Longer term vision is still required.

Hell, there are hundreds of thousands, if not millions of trained physicists, chemists, material scientists, etc, who aren't even engaged in relevant work at all - they fall into neither camp.

No we aren't at "House on fire" state yet. Once people start dying en masse and wars are breaking out over liveable land and resources is when we have reached "House on fire" territory.

We are currently at we know we have an electrical problem in the walls that we know will cause a house fire in the future if we don't fix it.

> We are currently at we know we have an electrical problem in the walls that we know will cause a house fire in the future if we don't fix it.

I disagree. Permanent damage has already been dealt.
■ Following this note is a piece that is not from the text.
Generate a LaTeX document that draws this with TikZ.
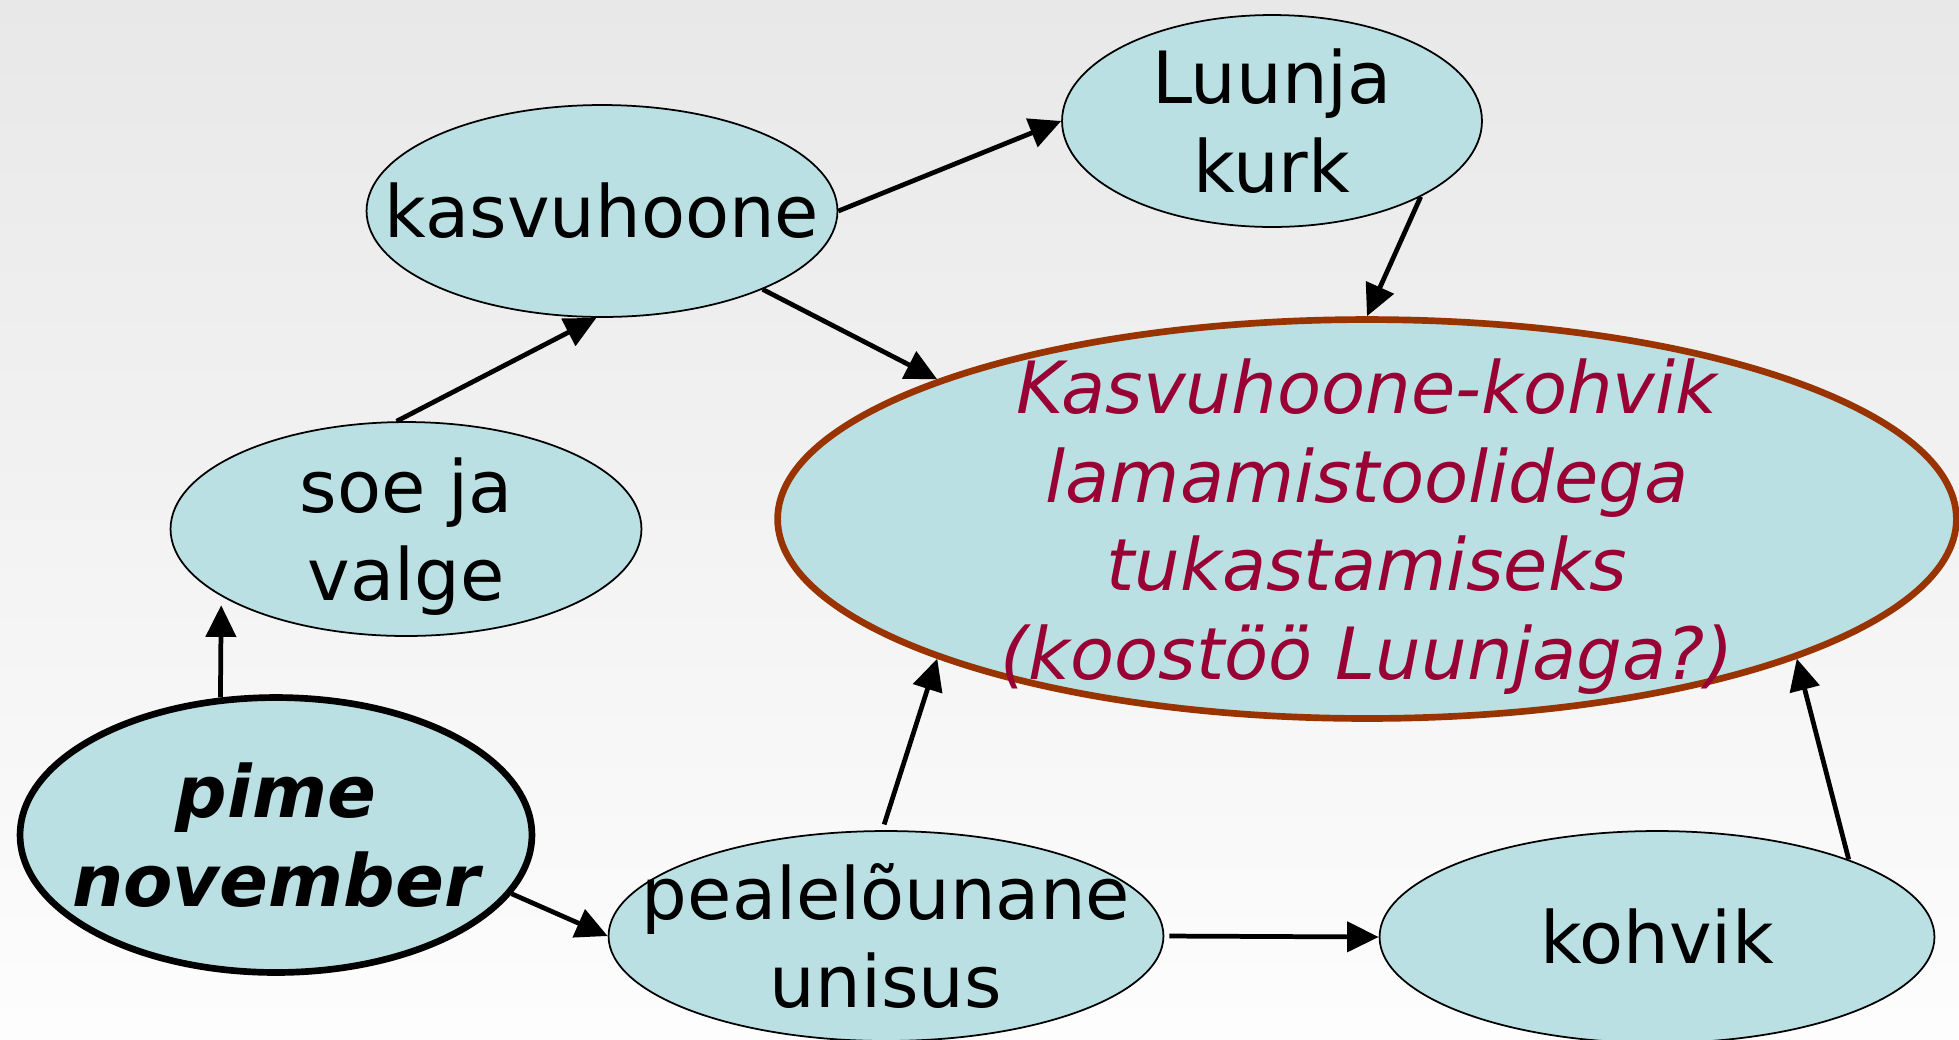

To continue with the house analogy, we can probably still save a smaller or bigger part of it depending on how quick we are to put the fire down.

But irreversible damage has already been done: even if we were to stop our carbon emissions right away, sea levels would still rise quite a bit (more than 1m by 2100-2300 IIRC). Every species that goes extinct will stay extinct, forever. And many are headed down this path. Biodiversity has suffered a lot in many places.

Think about this: we can complain about having to deal with radioactive garbage in 100ky, but any species that disappears today will not come back, even after billions of years. And millions of would-be species from its possible ofspring won't ever be either.

Those thoughts put things in perspective. I find them daunting, and this has led a lot of people to take the "climate emergency" very seriously. Our house is already on fire. Even if we start putting it out, we know it will still continue growing at least for a bit after we start pumping water, but we'd better start ASAP.

Attibuting any specific catastrophic event to climate change is hardly possible, though. Arguably, climate change is already playing a role in conflicts around the world. The arab spring (and therefore the ongoing war in Syria) was partly triggered by discontent over food prices, which are of course closely linked to the local weather and thus climate change. Here's an article that explores this is some more detail:

https://www.globalcitizen.org/en/content/conflicts-affected-...

That is a localized conflict. It really is a problem once the entire world is touched. If global warming will not result in large scale wars and people dying en masse it's not really a problem. It would mean global warning would only entail a reduction in quality of life not large enough to warrant violence.

Even if global warning has a death toll of 10% of the world population I don't consider that a real problem. As long as humanity can progress afterwards it's fine.

>Even if global warning has a death toll of 10% of the world population I don't consider that a real problem.

Absolutely incredible. Are you picturing your friends and family in this hypothetical 10% death toll? Or the social conditions that would result in this number (comparable to Germany in WW2)?

What is so horrifying to you about stopping global warming, that literally decimating the world's population is the less bad option?

I never said it wouldn't be horrible. But let's be honest the human species lived on after WW2. I'm not sure where you got that I think that stopping global warming is horrifying, I don't think I ever said that. Beside that point that is not what I believe.

I think it would be great if we could stop global warming. But I don't think it socially possible. The only glimmer of hope I have left is that it is only a significant reduction of the human population while the rest can move on.

No, mass death and wars would be "you are currently dying in the fire". There is a fire, it has already destroyed many things, but it hasn't yet reached the sofa, where we are currently sitting complacently.
"You are currently dying in the fire" Would be humanity is extinct. Mass death and wars don't mean humanity is doomed.
No, extinction would be "you have died in the fire". "Mass deaths" is what the process of going extinct looks like.
I'm not sure where you are from but in my reality you don't really bounce back when you are dying in fire.